Cole Comstock’s wife, Caitlin, released the following statement Friday evening:
“Cole was the most kind-hearted and caring person to his friends and even strangers. He always went out of his way to make everyone feel loved and cared for and welcome and was always the first person to introduce himself to new people because he just wanted to be everyone’s friend. He was extremely hard working and put everyone else’s needs first and never complained once about it. He loved skiing and loved living life. He deeply loved his friends, his family, and above all his wife. He supported everyone with all of his heart and was a true example of unconditional love. If there is one thing about Coles’s life to take away, remember to always be kind to one another and celebrate each other’s victories, not because you need something, but because it is the right thing to do.”

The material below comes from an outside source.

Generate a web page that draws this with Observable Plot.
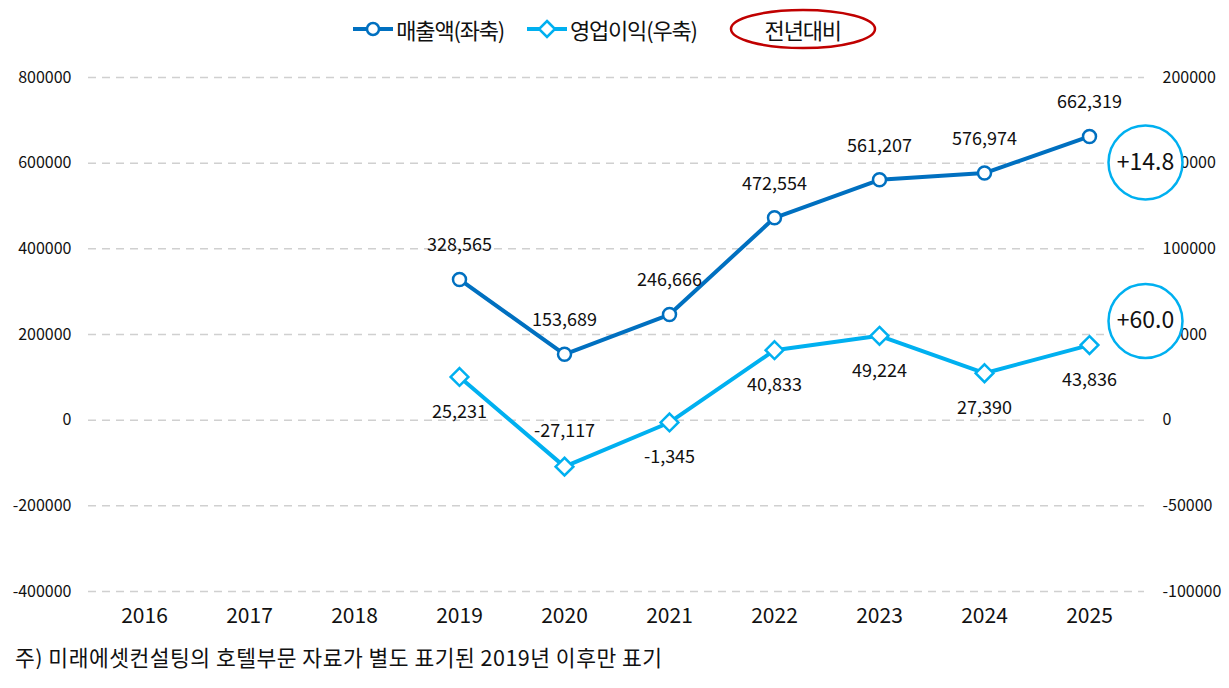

A gofundme has been set up for the Comstock family. To donate, go here.
Squaw Alpine officials said the avalanche happened at around 10:16 a.m. in the area between Scott Chute and Promised Land, near Scott Chair. Members of the Alpine Meadows Ski Patrol responded immediately after the avalanche.
The Placer County Sheriff’s Office tweeted Friday morning that deputies and search and rescue teams were responding to the avalanche site to search for several unaccounted for victims.
The sheriff’s office and Squaw Alpine officials called an end to the search at around 1:20 p.m. and said that all victims have been recovered.
— Placer Sheriff (@PlacerSheriff) January 17, 2020
Witnesses in the area didn’t see any other people involved in the avalanche, Squaw Alpine says.
Crystal Bauer witnessed the avalanche. She said the run Comstock and the other victim were on is considered dangerous. The only reason people were up there on Friday was because of the surplus of powdery snow.
“Snow is coming down, ‘oh jeez.’ It started moving the one skier started to cut left, but the snow started moving so fast and there was so much of it and he couldn’t get out of it,” Bauer said.
The sheriff’s office said they’re treating the avalanche at Alpine Meadows as an “isolated incident” and that the ski resort remains open. Whether the avalanche was a natural or human-triggered occurrence is being investigated.